**Task**
Write each line of the material exactly as given, from the top through the line that contains "import pandas as pd", and omit all pictures.

* START Dataset section *

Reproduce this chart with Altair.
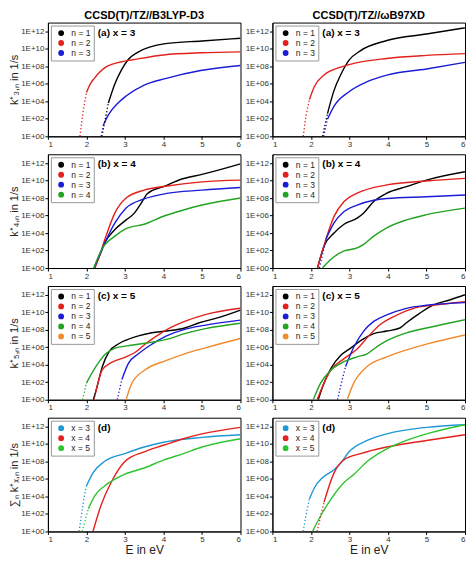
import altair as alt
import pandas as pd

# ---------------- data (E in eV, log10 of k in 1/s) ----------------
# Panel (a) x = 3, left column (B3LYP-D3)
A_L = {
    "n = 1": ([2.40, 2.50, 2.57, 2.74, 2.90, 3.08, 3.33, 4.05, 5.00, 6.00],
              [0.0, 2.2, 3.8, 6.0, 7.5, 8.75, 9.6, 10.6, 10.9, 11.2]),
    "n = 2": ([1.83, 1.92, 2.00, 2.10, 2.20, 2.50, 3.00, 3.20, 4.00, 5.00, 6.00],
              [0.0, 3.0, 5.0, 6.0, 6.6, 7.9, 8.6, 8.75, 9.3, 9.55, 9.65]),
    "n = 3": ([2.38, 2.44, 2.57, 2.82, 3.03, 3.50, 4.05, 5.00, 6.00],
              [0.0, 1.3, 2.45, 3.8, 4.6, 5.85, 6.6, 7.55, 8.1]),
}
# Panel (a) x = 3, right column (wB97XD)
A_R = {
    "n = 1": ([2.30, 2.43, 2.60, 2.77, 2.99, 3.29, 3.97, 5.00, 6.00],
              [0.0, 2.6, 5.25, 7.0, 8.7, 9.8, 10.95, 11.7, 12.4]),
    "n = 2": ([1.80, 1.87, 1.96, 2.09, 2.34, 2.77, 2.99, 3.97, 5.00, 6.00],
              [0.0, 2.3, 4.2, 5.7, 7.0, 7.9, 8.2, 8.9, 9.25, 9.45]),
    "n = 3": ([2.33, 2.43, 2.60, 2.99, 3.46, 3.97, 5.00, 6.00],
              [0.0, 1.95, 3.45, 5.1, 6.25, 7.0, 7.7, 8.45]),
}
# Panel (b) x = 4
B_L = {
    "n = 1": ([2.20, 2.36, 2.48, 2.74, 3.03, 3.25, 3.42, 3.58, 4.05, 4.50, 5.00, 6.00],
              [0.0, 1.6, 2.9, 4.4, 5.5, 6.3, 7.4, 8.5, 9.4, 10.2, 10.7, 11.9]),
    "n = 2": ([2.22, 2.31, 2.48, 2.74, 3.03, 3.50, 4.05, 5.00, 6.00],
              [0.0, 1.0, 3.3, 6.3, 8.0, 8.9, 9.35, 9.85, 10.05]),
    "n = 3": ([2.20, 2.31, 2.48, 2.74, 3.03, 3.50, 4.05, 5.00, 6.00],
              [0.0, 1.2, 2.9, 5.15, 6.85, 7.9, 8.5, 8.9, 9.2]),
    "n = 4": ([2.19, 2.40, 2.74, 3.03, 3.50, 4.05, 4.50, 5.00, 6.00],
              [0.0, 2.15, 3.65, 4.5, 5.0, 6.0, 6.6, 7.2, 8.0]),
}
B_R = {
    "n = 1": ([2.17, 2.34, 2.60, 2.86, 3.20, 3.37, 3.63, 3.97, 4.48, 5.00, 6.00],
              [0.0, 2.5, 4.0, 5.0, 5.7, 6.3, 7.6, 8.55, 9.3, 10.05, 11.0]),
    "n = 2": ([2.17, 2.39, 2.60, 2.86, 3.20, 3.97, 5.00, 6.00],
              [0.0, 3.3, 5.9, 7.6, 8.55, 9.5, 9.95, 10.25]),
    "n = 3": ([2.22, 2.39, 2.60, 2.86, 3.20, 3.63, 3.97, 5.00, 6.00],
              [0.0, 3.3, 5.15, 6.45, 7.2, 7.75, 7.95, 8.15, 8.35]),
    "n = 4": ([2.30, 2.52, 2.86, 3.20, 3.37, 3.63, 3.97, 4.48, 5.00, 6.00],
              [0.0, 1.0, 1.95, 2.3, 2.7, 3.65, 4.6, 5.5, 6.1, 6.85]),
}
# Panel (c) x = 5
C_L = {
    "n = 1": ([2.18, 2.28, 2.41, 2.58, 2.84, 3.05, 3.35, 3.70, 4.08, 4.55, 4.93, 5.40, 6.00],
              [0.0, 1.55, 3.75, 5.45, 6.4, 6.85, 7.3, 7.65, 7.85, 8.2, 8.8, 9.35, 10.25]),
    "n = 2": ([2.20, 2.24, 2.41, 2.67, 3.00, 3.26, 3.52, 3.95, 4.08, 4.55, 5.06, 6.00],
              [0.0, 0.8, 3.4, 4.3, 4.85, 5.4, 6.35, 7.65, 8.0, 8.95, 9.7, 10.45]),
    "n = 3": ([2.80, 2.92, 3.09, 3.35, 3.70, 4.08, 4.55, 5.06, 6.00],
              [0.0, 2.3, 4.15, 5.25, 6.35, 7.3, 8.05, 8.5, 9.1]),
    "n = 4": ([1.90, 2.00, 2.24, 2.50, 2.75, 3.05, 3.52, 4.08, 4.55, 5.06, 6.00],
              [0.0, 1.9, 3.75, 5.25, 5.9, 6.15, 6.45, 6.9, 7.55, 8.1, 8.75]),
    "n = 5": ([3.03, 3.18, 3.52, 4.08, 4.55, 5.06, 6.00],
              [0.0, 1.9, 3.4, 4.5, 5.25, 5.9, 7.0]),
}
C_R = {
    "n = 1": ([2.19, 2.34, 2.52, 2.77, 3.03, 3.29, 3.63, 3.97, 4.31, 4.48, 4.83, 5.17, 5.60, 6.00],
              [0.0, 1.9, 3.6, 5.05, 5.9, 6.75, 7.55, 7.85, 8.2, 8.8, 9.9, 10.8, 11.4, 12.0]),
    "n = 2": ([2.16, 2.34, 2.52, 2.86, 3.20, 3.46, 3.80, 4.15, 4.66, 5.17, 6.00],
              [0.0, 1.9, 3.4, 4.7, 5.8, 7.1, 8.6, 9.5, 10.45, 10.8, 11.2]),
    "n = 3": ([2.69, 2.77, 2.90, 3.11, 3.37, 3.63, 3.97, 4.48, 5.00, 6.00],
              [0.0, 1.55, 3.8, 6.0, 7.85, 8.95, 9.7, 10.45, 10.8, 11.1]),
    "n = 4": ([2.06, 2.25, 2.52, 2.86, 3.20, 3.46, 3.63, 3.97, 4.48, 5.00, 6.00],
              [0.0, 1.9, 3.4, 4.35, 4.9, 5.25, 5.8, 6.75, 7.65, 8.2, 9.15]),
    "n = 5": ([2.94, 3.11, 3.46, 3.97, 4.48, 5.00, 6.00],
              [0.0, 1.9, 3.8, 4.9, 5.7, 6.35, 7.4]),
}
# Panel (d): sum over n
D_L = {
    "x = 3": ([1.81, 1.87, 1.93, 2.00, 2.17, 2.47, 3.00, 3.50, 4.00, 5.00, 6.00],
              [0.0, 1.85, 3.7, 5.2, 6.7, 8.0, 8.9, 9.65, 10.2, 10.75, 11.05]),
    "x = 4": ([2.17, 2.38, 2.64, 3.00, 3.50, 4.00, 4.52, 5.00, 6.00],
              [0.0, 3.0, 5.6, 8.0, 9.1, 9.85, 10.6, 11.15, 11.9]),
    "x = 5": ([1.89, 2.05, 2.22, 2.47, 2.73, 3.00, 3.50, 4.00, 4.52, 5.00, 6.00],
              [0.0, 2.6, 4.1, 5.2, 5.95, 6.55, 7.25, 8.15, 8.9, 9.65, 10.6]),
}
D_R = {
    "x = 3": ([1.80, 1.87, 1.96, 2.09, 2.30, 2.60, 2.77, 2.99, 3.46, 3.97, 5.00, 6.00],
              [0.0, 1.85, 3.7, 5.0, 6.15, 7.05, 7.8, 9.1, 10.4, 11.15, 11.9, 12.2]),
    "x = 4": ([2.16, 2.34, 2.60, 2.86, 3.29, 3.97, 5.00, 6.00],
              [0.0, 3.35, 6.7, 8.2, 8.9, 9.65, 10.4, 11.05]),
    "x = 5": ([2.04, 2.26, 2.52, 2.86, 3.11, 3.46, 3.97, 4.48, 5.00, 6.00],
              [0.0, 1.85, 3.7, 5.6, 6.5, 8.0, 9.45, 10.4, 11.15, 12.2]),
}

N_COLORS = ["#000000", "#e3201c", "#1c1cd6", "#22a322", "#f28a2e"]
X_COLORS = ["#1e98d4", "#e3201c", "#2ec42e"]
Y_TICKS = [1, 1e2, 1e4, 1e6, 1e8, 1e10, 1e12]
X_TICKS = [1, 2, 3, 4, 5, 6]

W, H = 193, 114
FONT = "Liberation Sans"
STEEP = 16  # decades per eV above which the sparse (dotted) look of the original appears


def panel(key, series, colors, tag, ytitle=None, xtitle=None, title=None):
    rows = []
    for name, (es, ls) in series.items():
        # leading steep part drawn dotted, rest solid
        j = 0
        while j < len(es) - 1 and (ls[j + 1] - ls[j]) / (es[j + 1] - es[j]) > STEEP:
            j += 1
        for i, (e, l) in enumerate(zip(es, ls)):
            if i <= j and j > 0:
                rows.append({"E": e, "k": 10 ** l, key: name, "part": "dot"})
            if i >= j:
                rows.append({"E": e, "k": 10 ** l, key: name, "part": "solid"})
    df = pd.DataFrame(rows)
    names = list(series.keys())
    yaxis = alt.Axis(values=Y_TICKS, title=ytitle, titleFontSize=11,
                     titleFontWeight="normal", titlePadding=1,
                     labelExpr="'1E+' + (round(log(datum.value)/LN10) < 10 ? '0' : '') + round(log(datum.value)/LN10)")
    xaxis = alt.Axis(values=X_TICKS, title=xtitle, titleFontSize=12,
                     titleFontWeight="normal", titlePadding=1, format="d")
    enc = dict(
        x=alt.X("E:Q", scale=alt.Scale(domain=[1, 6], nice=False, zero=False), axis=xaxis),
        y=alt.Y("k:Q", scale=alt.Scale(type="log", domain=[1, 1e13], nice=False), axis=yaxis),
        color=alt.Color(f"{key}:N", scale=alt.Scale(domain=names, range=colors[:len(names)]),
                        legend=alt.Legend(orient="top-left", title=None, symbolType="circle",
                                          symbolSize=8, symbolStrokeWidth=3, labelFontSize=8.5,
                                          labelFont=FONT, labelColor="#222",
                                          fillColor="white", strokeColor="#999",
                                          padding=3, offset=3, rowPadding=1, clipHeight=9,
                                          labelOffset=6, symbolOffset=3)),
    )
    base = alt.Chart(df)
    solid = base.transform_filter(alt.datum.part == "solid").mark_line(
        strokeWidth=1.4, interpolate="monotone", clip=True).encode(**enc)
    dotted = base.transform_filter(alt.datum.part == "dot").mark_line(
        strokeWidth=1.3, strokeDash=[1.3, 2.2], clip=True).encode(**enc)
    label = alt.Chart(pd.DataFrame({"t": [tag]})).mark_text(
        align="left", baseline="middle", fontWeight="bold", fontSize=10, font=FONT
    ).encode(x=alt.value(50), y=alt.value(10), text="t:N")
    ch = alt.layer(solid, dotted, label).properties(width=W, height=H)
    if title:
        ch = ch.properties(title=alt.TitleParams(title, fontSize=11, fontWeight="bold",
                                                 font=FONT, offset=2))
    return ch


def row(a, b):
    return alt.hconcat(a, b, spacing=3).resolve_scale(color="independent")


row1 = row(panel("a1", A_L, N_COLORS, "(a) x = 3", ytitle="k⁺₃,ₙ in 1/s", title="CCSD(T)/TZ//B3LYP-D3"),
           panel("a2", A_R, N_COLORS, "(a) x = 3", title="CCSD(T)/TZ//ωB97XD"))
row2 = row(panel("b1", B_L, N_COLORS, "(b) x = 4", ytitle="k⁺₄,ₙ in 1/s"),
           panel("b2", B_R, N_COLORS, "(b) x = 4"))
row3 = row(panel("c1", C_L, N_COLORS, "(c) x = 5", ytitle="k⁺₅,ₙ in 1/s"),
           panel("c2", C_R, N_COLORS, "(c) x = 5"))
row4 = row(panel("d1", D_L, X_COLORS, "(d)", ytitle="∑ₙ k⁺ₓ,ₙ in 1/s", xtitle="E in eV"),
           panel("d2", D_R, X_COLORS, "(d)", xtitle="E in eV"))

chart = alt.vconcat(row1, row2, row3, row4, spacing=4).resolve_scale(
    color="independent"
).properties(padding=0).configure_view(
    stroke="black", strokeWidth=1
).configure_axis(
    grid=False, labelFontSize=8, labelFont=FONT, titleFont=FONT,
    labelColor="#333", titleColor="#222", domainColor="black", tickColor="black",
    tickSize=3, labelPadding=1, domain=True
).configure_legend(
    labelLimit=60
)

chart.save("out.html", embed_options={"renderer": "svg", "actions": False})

* END Dataset section *

**The solution**
Reproduce this chart with Altair.
import altair as alt
import pandas as pd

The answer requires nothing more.